Definition

The market creation approach aims at involving the private sector to deliver aid more effectively, either by opening a market for products and services that are relevant to poverty alleviation or by linking small farmers to value chains that allow for higher incomes and better livelihoods.

Poverty Alleviation as a Business – origin of the study

Urs Heierli, the author of this series of studies, was posted in 1987 in Bangladesh to serve as country director of SDC, the Swiss Agency for Development and Co-operation. It was not such an attractive post at that time: Henry Kissinger had termed Bangladesh a “basket case” and, Brigitte Ehrler, had given her resignation from a high-ranking job at BMZ (the German Ministry for Development Co-operation) and written a book: “Meine letzte Dienstreise” (my last duty trip), after having recognised that most development projects did increase the gap between the rich and the poor in Bangladesh. He was asking his predecessor, Erwin Baenteli, for a hint during the handover: “As many things have failed in this country; is there anything that works here?” In reply, and after sleeping it over for a night, he said: “I think all those activities driven by the private initiative of the poor may work”. How right he was! Nobody, at that time, would have dared believe that private initiative taken by the poor could unfold the power to make a million treadle pumps work, plant a 100 million trees or produce a million latrines every year – all being a good business for the poor.
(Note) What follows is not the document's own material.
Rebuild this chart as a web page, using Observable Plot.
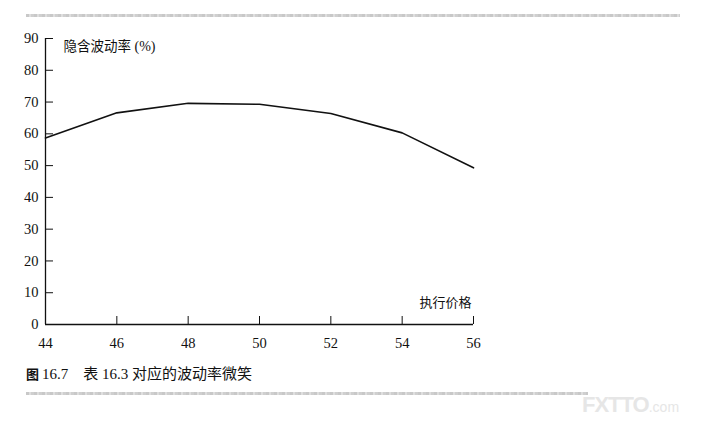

The Study “Poverty Alleviation as a Business” was written in the Year 2’000 during a sabbatical after 12 years of being the country director of SDC (Swiss Agency for Development and Cooperation) in Bangladesh and India

What happened since then? – Market based approaches becoming mainstream

While the ideas of combining business and development was quite provocative in the Year 2’000, today many development organisations are striving for sustainable and economically viable solutions – tired of donations and free gifts. At the same time, the private sector has also evolved enormously and becomes more and more impact-driven, that means tries to introduce concepts of “Creating Shared Value” for their clients, stakeholders, shareholders and the society. The pioneering firms are those who have realised that their supply chain must be sustainable in the long-run and if the farmers, workers, suppliers do not have a decent living, they will simply collapse and cut the branch they are sitting on. Market based approaches are thus not a concept of philanthropy but of self-interest, respecting ethical principles. Henry Ford introduced this concept by paying their workers good salaries so that they could also buy the Ford T.